Tag Archives: mashups

“Call Me By Your Name, Tonya”: A movie review mashup

Everyone knows about mashups: Two unlikely songs or other media, seemingly unrelated, are shuffled together. On their surface, you couldn’t find two less similar films than Call Me By Your Name and I, Tanya. I saw them both last week, loved them and wanted to share my thoughts. When I recognized some surprising parallels, the world’s first Movie Review Mashup was born. And here you are reading it, and helping me make history. To discern which film is which, Call Me By Your Name aspects are in blue text, and I, Tanya in red. Here we go! …

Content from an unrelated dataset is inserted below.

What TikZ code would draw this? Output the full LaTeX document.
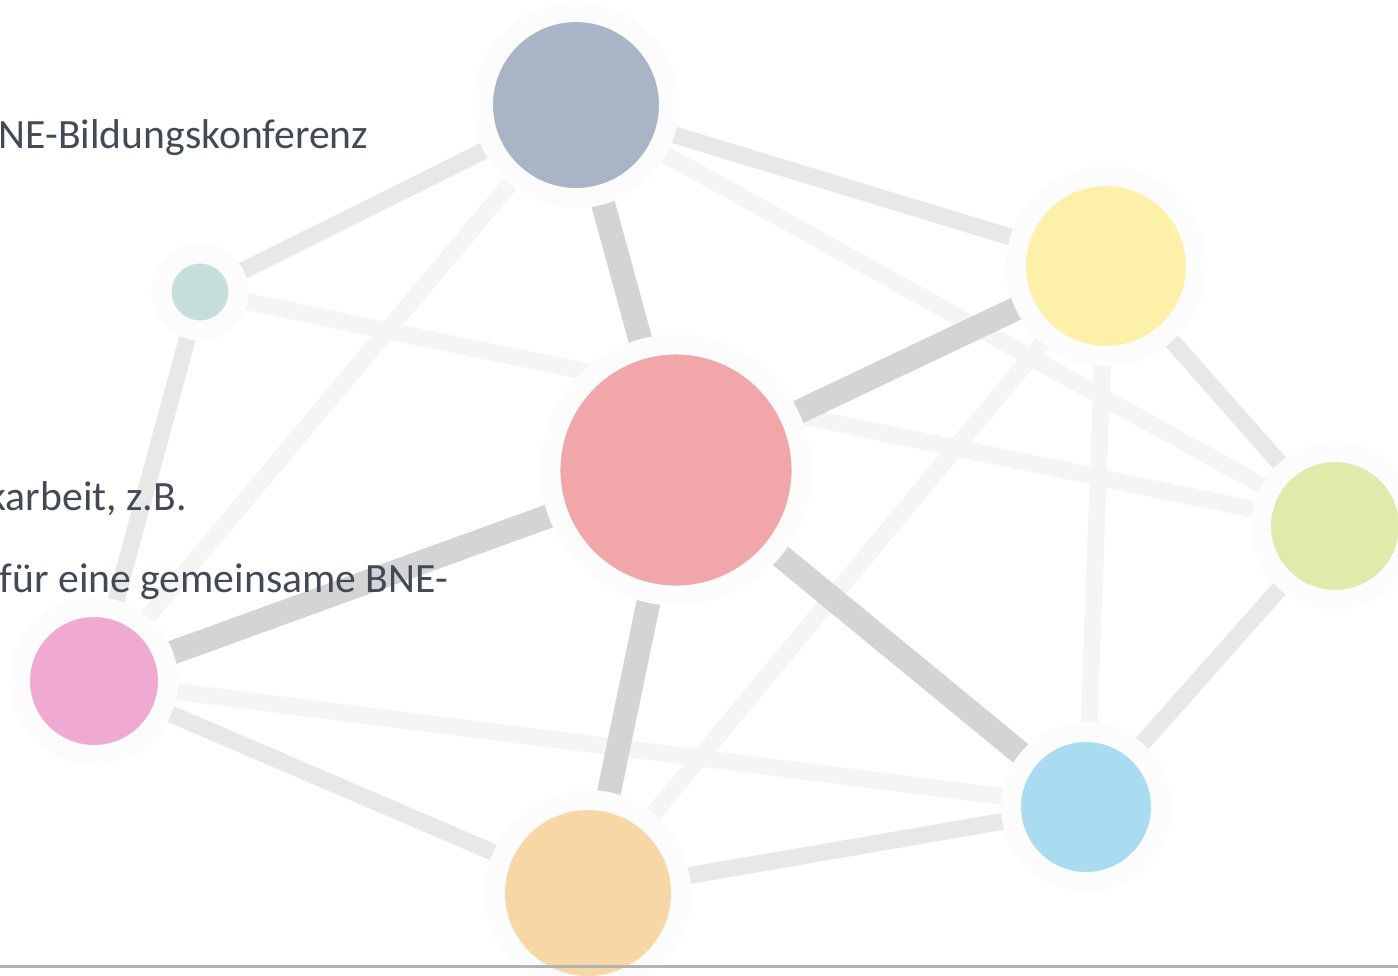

When you walk out of the theater, having seen this [coming of age drama / mockumentary based on real events] [Call Me By Your Name / I, Tanya], you’ll realize that at its core it’s about [supportive / abusive] parenting. A key character is the chain smoking mother, played by [Amira Casar / Allison Janney]. Without giving anything away (this entire post is spoiler-free), you’ll wince more than once at the mother’s serious [boundary / hitting] issues. Of course these are in relation to her talented [musician son / skating prodigy], [Elio ([Timothée Chalamet) / Tonya Harding (Margot Robbie)].

Let me say right now, if [Chalamet / Robbie] doesn’t receive an Oscar nomination for this performance there is no justice in the world. I was blown away by [his / her] extremely convincing embodiment of a [17-year-old boy grappling with an attraction to an older man / young woman attempting to win an Olympic medal in figure skating while dealing with the baggage of an abusive mother and husband].

A backdrop for all this is the family’s [surreally beautiful summer estate somewhere in Northern Italy, near the Italian Alps / hyperreal, nicotine-tinged circa 1980s home somewhere in Oregon, in a really bad part of town].

This admittedly is a tough movie to watch. We witness many extended scenes of [emotional / physical and psychic] pain, inflicted on the protagonist by dint of being [a teenager with new and confusing feelings / considered nothing more than a meal ticket by her horrible family].

If you don’t have problems with the film’s frank, unflinching portrayal of [homosexuality / domestic abuse], you should definitely check it out. Rotten Tomatoes gives it a well-earned score of [97% / 90%].